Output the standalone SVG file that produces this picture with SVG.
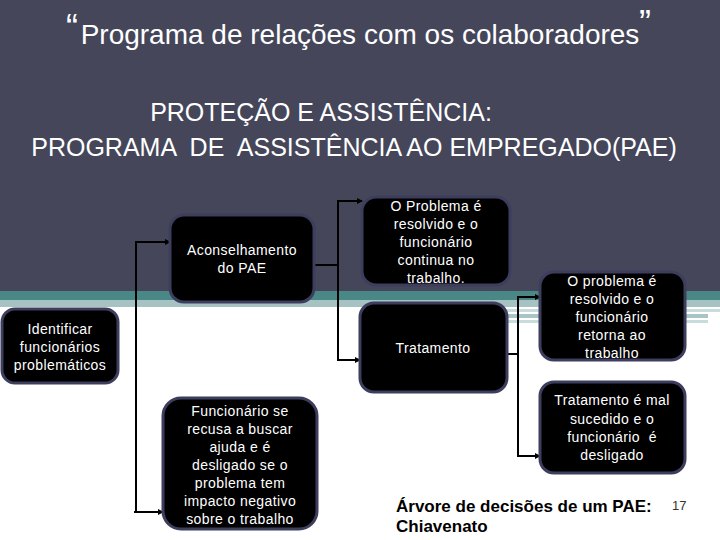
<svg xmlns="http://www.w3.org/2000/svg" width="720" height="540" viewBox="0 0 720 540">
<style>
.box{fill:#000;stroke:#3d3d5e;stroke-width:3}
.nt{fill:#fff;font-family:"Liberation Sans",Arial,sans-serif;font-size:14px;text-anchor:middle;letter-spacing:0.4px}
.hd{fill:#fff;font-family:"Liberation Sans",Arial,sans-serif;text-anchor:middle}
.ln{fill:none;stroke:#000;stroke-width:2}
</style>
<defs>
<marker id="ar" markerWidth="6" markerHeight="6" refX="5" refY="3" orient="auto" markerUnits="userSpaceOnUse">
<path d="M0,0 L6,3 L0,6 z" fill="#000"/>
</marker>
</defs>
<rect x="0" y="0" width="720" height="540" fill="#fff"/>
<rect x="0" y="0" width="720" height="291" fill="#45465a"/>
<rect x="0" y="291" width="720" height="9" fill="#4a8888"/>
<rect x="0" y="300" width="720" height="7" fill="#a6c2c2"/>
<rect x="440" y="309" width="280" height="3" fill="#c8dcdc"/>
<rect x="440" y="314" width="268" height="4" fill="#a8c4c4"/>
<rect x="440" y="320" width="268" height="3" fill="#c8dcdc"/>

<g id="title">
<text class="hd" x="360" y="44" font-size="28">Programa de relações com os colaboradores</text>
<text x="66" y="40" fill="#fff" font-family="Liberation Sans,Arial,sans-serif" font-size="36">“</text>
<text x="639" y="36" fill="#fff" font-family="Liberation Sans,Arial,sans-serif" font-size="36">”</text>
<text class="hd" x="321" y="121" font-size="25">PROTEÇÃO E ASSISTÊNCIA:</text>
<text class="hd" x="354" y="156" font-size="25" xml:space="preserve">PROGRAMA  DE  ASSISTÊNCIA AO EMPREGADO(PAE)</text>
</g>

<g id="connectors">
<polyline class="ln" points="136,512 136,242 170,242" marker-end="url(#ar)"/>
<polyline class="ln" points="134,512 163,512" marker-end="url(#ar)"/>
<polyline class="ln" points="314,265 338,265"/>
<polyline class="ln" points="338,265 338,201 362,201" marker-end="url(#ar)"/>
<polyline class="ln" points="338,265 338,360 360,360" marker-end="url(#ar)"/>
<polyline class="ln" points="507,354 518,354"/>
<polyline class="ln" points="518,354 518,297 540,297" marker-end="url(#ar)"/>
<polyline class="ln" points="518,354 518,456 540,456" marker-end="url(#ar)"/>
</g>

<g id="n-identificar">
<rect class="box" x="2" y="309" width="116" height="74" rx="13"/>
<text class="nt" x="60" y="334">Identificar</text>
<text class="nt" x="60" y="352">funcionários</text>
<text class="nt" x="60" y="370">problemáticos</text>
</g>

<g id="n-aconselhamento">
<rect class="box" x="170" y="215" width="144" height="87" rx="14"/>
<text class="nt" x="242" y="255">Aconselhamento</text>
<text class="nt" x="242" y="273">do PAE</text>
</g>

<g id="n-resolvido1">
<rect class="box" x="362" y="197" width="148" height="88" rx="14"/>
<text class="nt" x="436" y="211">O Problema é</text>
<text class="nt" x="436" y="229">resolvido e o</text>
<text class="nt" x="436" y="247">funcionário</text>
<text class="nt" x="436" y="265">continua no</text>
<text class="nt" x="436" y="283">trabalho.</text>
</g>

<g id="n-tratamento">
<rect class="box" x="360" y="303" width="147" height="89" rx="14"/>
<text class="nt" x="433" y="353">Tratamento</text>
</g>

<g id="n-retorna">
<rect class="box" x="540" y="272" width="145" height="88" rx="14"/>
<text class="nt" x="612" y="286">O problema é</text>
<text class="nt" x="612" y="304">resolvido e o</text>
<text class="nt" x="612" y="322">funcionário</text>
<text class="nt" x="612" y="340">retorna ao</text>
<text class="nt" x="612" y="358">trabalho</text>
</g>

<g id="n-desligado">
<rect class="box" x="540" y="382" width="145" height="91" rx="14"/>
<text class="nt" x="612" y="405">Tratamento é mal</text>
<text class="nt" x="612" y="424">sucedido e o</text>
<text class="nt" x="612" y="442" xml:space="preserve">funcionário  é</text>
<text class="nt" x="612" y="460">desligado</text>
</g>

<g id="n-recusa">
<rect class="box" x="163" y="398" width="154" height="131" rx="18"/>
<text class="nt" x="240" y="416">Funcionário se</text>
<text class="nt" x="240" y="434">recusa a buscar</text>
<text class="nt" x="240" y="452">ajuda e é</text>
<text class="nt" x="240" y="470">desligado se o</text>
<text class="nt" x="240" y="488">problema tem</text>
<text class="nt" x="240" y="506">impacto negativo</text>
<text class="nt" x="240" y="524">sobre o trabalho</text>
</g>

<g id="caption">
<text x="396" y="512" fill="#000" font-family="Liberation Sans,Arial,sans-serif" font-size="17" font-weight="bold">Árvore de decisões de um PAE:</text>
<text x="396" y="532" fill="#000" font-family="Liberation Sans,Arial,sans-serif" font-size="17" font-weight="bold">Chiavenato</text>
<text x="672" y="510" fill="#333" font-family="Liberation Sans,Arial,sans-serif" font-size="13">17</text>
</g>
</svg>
===
> [Exercise objective]:
Write out each line again precisely as it appears, skipping every picture.

> [Solution to this problem]:
Output the standalone SVG file that produces this picture with SVG.
<svg xmlns="http://www.w3.org/2000/svg" width="720" height="540" viewBox="0 0 720 540">
<style>
.box{fill:#000;stroke:#3d3d5e;stroke-width:3}
.nt{fill:#fff;font-family:"Liberation Sans",Arial,sans-serif;font-size:14px;text-anchor:middle;letter-spacing:0.4px}
.hd{fill:#fff;font-family:"Liberation Sans",Arial,sans-serif;text-anchor:middle}
.ln{fill:none;stroke:#000;stroke-width:2}
</style>
<defs>
<marker id="ar" markerWidth="6" markerHeight="6" refX="5" refY="3" orient="auto" markerUnits="userSpaceOnUse">
<path d="M0,0 L6,3 L0,6 z" fill="#000"/>
</marker>
</defs>
<rect x="0" y="0" width="720" height="540" fill="#fff"/>
<rect x="0" y="0" width="720" height="291" fill="#45465a"/>
<rect x="0" y="291" width="720" height="9" fill="#4a8888"/>
<rect x="0" y="300" width="720" height="7" fill="#a6c2c2"/>
<rect x="440" y="309" width="280" height="3" fill="#c8dcdc"/>
<rect x="440" y="314" width="268" height="4" fill="#a8c4c4"/>
<rect x="440" y="320" width="268" height="3" fill="#c8dcdc"/>

<g id="title">
<text class="hd" x="360" y="44" font-size="28">Programa de relações com os colaboradores</text>
<text x="66" y="40" fill="#fff" font-family="Liberation Sans,Arial,sans-serif" font-size="36">“</text>
<text x="639" y="36" fill="#fff" font-family="Liberation Sans,Arial,sans-serif" font-size="36">”</text>
<text class="hd" x="321" y="121" font-size="25">PROTEÇÃO E ASSISTÊNCIA:</text>
<text class="hd" x="354" y="156" font-size="25" xml:space="preserve">PROGRAMA  DE  ASSISTÊNCIA AO EMPREGADO(PAE)</text>
</g>

<g id="connectors">
<polyline class="ln" points="136,512 136,242 170,242" marker-end="url(#ar)"/>
<polyline class="ln" points="134,512 163,512" marker-end="url(#ar)"/>
<polyline class="ln" points="314,265 338,265"/>
<polyline class="ln" points="338,265 338,201 362,201" marker-end="url(#ar)"/>
<polyline class="ln" points="338,265 338,360 360,360" marker-end="url(#ar)"/>
<polyline class="ln" points="507,354 518,354"/>
<polyline class="ln" points="518,354 518,297 540,297" marker-end="url(#ar)"/>
<polyline class="ln" points="518,354 518,456 540,456" marker-end="url(#ar)"/>
</g>

<g id="n-identificar">
<rect class="box" x="2" y="309" width="116" height="74" rx="13"/>
<text class="nt" x="60" y="334">Identificar</text>
<text class="nt" x="60" y="352">funcionários</text>
<text class="nt" x="60" y="370">problemáticos</text>
</g>

<g id="n-aconselhamento">
<rect class="box" x="170" y="215" width="144" height="87" rx="14"/>
<text class="nt" x="242" y="255">Aconselhamento</text>
<text class="nt" x="242" y="273">do PAE</text>
</g>

<g id="n-resolvido1">
<rect class="box" x="362" y="197" width="148" height="88" rx="14"/>
<text class="nt" x="436" y="211">O Problema é</text>
<text class="nt" x="436" y="229">resolvido e o</text>
<text class="nt" x="436" y="247">funcionário</text>
<text class="nt" x="436" y="265">continua no</text>
<text class="nt" x="436" y="283">trabalho.</text>
</g>

<g id="n-tratamento">
<rect class="box" x="360" y="303" width="147" height="89" rx="14"/>
<text class="nt" x="433" y="353">Tratamento</text>
</g>

<g id="n-retorna">
<rect class="box" x="540" y="272" width="145" height="88" rx="14"/>
<text class="nt" x="612" y="286">O problema é</text>
<text class="nt" x="612" y="304">resolvido e o</text>
<text class="nt" x="612" y="322">funcionário</text>
<text class="nt" x="612" y="340">retorna ao</text>
<text class="nt" x="612" y="358">trabalho</text>
</g>

<g id="n-desligado">
<rect class="box" x="540" y="382" width="145" height="91" rx="14"/>
<text class="nt" x="612" y="405">Tratamento é mal</text>
<text class="nt" x="612" y="424">sucedido e o</text>
<text class="nt" x="612" y="442" xml:space="preserve">funcionário  é</text>
<text class="nt" x="612" y="460">desligado</text>
</g>

<g id="n-recusa">
<rect class="box" x="163" y="398" width="154" height="131" rx="18"/>
<text class="nt" x="240" y="416">Funcionário se</text>
<text class="nt" x="240" y="434">recusa a buscar</text>
<text class="nt" x="240" y="452">ajuda e é</text>
<text class="nt" x="240" y="470">desligado se o</text>
<text class="nt" x="240" y="488">problema tem</text>
<text class="nt" x="240" y="506">impacto negativo</text>
<text class="nt" x="240" y="524">sobre o trabalho</text>
</g>

<g id="caption">
<text x="396" y="512" fill="#000" font-family="Liberation Sans,Arial,sans-serif" font-size="17" font-weight="bold">Árvore de decisões de um PAE:</text>
<text x="396" y="532" fill="#000" font-family="Liberation Sans,Arial,sans-serif" font-size="17" font-weight="bold">Chiavenato</text>
<text x="672" y="510" fill="#333" font-family="Liberation Sans,Arial,sans-serif" font-size="13">17</text>
</g>
</svg>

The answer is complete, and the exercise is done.